◆ Records supplied:
····················

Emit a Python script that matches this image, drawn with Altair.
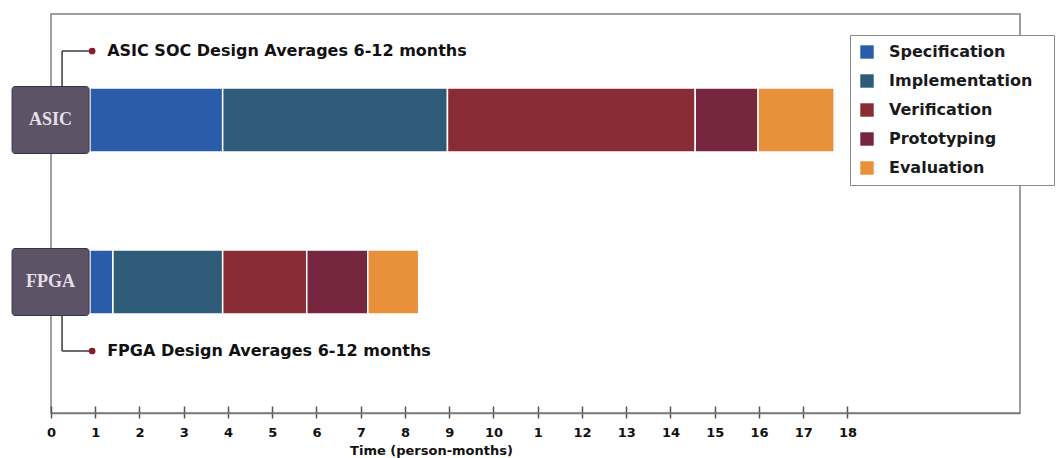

····················

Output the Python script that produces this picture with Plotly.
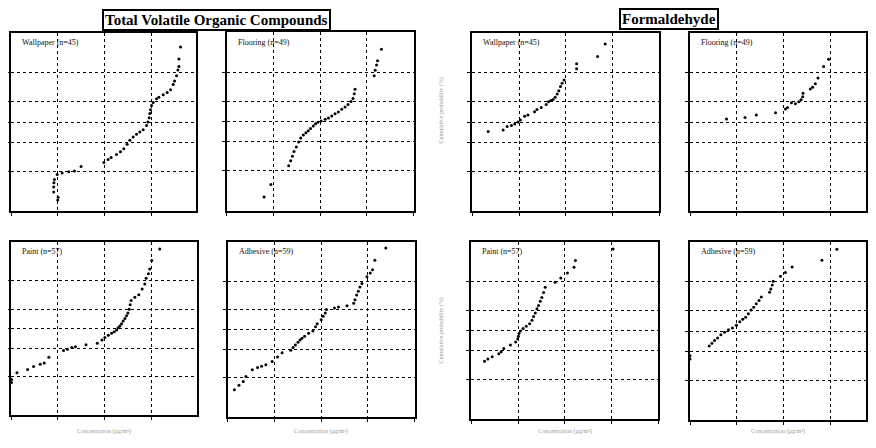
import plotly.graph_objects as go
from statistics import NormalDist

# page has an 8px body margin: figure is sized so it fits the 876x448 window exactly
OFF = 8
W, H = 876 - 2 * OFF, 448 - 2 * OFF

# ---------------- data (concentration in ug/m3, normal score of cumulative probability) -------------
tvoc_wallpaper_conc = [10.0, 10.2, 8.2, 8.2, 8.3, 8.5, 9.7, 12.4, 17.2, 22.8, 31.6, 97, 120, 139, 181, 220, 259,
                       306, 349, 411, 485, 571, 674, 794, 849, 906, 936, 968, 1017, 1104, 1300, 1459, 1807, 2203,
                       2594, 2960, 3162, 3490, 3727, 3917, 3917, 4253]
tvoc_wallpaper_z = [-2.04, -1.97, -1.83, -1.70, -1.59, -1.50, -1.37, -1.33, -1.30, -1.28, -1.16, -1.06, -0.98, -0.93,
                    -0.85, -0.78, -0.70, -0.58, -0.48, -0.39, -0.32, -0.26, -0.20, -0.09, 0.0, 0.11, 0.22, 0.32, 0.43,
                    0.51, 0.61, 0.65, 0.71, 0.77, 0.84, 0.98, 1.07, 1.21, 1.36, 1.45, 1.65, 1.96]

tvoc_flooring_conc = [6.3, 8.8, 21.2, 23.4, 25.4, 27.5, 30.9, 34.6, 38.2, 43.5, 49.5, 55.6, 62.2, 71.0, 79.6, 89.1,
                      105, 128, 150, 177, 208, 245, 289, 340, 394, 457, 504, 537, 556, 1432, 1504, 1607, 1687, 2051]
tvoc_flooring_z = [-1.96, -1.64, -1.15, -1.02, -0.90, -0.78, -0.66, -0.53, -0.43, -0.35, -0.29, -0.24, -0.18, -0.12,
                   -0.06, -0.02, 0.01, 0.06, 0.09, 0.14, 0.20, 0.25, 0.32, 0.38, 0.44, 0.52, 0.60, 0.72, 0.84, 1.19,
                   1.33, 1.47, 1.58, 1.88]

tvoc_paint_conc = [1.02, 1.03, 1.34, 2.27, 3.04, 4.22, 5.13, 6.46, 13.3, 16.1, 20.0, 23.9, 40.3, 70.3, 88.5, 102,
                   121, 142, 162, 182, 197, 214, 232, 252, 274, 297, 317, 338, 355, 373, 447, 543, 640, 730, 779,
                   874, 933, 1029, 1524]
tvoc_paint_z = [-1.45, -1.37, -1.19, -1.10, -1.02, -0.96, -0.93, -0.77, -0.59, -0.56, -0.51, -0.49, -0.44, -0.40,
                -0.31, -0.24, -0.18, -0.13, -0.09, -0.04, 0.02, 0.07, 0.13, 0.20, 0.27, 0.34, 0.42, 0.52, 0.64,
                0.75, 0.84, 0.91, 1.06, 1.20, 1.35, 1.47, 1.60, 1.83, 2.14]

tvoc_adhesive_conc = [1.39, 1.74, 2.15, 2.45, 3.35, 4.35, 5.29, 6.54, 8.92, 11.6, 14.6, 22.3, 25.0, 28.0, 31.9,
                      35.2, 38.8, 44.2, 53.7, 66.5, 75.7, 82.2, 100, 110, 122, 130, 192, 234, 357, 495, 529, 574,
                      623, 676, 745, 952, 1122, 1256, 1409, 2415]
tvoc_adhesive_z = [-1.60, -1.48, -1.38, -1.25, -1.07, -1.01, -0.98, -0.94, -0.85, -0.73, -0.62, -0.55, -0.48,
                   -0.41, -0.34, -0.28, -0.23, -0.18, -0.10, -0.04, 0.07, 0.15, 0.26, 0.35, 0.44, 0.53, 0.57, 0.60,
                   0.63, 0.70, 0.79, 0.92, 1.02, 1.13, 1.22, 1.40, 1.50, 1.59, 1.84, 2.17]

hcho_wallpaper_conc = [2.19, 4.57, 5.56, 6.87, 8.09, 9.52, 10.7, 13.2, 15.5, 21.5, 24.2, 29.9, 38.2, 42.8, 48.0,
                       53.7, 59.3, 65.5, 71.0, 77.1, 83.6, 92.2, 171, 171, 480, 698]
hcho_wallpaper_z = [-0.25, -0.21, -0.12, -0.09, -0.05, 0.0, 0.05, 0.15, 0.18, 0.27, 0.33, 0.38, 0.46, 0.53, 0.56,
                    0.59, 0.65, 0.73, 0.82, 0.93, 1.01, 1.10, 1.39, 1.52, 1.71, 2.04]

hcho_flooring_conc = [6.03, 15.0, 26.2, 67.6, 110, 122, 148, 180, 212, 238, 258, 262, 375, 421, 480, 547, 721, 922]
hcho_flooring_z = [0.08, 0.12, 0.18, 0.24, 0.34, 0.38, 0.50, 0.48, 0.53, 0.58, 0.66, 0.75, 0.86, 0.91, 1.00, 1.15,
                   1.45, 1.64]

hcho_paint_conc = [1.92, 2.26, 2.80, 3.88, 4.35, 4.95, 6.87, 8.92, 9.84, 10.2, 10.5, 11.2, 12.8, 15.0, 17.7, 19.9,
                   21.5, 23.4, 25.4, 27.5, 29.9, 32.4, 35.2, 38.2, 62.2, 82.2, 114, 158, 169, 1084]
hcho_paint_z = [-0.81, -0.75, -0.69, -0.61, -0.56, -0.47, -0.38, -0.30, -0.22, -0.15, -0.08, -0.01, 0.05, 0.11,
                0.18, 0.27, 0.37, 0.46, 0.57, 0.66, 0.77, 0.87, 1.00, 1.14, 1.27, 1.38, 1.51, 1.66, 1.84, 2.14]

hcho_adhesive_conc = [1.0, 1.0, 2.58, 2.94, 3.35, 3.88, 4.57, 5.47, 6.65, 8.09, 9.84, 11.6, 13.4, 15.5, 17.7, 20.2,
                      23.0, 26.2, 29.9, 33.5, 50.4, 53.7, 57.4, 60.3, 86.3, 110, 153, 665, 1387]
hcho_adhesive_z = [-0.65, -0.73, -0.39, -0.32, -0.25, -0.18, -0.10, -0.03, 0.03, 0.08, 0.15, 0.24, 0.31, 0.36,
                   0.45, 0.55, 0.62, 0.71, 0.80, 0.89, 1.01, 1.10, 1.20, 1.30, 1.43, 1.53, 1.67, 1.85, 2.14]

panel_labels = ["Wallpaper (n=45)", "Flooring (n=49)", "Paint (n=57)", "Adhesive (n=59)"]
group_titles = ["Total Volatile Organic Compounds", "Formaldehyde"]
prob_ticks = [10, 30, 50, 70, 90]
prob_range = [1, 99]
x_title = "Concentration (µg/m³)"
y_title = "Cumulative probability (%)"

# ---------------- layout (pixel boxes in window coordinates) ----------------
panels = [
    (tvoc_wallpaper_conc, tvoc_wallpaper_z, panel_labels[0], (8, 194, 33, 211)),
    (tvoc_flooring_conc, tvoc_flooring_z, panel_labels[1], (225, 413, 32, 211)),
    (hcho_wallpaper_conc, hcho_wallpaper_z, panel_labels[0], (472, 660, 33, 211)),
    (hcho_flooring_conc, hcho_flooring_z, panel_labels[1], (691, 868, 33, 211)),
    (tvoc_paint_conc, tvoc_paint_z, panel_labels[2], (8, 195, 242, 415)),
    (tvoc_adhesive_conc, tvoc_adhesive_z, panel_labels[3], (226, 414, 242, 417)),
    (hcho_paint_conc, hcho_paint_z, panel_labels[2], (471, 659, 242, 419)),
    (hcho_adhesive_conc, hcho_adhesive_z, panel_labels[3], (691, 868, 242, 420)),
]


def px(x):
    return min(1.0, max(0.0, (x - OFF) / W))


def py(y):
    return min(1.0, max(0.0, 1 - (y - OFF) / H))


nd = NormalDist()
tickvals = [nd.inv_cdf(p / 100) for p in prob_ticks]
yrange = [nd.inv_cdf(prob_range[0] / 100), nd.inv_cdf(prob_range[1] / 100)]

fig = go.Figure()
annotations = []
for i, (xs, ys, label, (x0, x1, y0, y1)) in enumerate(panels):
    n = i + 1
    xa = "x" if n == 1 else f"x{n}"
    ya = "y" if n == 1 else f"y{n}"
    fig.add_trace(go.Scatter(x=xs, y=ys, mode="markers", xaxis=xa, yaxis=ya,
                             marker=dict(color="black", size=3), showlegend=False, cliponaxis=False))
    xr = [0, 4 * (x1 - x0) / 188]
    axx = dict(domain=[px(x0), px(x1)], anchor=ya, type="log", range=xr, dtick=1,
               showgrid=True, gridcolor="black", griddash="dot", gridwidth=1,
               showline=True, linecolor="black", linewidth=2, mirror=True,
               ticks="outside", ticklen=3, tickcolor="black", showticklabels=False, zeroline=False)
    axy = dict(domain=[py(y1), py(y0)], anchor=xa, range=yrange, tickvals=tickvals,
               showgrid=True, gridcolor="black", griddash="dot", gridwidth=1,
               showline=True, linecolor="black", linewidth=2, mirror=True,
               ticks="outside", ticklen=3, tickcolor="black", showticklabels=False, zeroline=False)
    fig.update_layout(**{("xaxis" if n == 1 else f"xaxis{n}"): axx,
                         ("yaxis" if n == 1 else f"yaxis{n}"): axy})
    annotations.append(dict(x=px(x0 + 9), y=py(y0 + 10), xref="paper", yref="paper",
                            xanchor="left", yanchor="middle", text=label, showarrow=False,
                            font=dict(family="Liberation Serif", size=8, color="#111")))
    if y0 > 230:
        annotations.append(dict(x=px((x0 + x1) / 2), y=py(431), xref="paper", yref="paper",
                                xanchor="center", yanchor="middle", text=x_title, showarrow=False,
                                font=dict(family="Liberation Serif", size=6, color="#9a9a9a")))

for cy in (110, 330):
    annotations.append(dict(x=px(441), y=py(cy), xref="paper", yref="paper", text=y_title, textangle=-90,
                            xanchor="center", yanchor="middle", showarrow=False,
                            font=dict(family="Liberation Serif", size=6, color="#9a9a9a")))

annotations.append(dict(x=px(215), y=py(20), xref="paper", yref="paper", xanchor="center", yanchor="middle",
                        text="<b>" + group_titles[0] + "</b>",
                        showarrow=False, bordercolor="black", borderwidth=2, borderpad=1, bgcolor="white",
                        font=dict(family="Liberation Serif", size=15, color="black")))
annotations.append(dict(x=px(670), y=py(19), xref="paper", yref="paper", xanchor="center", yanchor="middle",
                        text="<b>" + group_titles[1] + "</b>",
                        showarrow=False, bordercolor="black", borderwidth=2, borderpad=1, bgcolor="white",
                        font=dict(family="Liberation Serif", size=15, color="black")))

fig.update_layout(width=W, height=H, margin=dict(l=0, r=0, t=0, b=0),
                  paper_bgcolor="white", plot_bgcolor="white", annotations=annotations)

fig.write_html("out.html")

····················

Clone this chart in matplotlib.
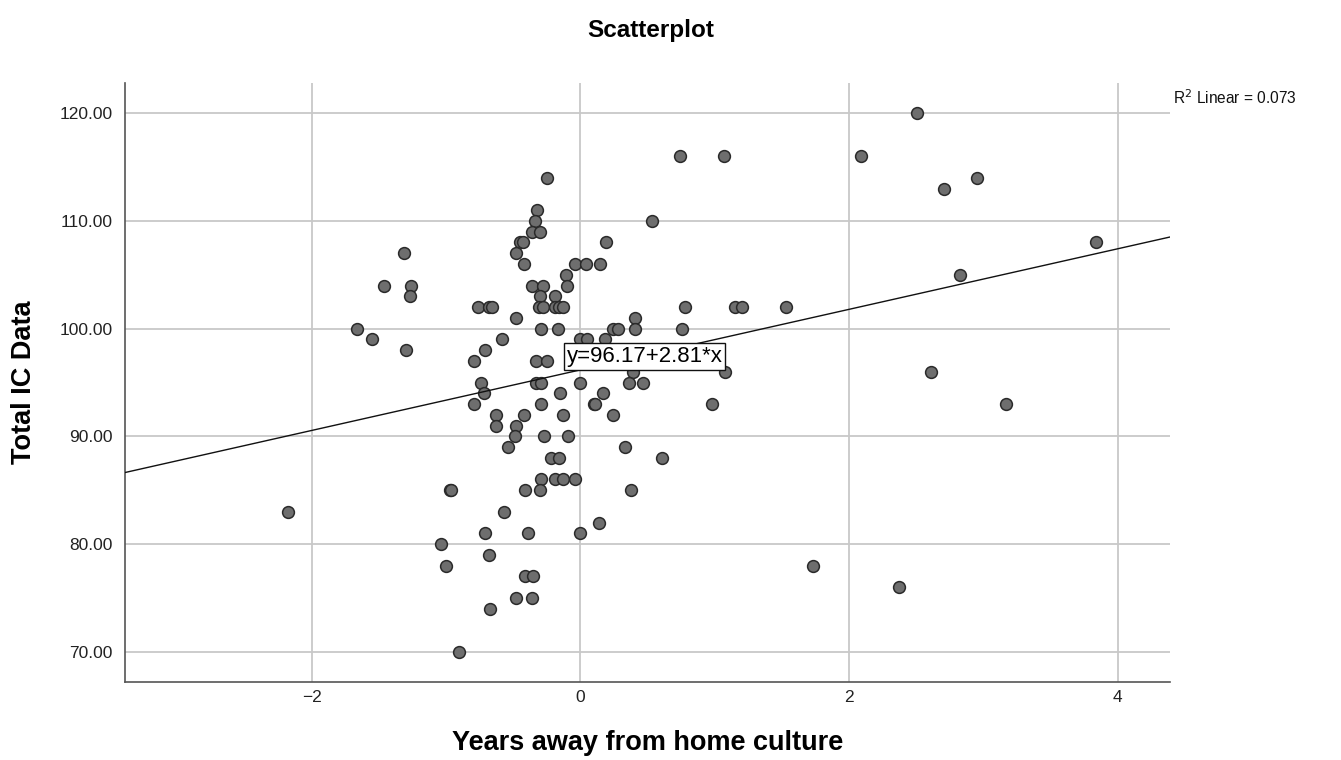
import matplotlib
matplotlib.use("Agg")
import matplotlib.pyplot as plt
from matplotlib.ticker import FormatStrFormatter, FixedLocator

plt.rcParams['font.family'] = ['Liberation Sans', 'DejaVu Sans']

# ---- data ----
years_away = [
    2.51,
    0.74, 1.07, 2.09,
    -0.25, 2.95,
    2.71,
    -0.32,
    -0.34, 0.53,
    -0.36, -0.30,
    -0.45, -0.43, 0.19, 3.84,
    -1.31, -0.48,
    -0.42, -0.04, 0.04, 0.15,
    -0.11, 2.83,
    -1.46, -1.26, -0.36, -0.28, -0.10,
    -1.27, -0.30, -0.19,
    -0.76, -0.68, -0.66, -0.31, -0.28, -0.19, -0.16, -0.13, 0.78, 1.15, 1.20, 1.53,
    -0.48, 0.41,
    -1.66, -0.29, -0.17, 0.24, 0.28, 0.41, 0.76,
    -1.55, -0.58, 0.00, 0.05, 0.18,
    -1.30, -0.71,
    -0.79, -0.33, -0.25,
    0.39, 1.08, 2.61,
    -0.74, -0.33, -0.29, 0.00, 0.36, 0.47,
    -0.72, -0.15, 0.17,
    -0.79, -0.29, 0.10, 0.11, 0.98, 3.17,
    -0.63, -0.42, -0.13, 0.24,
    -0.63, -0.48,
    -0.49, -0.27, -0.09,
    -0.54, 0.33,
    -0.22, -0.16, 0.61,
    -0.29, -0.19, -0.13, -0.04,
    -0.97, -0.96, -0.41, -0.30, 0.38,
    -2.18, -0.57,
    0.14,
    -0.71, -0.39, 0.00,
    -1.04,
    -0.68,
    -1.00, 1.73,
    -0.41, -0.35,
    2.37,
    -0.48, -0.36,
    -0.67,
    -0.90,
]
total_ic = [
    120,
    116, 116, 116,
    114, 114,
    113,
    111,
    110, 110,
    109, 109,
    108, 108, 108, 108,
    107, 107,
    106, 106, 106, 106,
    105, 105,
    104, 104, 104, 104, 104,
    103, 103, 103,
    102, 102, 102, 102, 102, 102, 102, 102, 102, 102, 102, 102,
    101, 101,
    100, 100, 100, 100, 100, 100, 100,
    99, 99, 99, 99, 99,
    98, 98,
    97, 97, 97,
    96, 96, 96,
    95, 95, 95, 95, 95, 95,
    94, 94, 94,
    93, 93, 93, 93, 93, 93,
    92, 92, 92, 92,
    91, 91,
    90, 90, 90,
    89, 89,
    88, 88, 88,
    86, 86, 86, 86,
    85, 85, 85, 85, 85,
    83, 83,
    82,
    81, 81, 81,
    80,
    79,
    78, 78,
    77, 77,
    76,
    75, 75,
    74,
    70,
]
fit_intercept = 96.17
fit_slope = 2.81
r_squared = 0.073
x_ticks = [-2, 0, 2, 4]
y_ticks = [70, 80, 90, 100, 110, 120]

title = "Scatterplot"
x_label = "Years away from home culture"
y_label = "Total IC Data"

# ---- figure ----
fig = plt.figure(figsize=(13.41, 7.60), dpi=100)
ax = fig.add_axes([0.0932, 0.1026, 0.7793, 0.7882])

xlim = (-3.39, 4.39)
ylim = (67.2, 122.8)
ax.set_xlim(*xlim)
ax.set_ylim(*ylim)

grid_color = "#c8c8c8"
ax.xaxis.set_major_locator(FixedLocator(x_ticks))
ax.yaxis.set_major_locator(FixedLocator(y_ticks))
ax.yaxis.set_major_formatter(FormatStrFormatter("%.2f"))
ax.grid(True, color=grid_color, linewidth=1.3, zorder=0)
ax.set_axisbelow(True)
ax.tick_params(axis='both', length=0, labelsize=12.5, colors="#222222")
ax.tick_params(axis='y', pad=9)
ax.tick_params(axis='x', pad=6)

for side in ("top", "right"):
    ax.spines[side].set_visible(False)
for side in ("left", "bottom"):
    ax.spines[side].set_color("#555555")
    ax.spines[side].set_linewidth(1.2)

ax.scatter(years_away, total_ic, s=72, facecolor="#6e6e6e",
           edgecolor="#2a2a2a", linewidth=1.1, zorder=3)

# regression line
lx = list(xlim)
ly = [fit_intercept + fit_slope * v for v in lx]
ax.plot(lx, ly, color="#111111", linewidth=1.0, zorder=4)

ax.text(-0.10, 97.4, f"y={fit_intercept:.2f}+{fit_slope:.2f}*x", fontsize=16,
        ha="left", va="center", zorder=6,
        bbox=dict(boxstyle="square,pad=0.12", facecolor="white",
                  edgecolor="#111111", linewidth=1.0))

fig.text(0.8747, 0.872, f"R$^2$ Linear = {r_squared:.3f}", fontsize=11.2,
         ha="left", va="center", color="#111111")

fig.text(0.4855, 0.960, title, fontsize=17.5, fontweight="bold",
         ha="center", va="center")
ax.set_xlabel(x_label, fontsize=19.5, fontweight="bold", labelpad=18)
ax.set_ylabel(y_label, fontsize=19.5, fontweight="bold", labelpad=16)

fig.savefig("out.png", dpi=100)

····················

◆ What you have to do: Within the listing above, extract exactly the lines that run from the one containing "Output the Python" through the one containing "from statistics import NormalDist", excluding any pictures.

◆ Task response:
Output the Python script that produces this picture with Plotly.
import plotly.graph_objects as go
from statistics import NormalDist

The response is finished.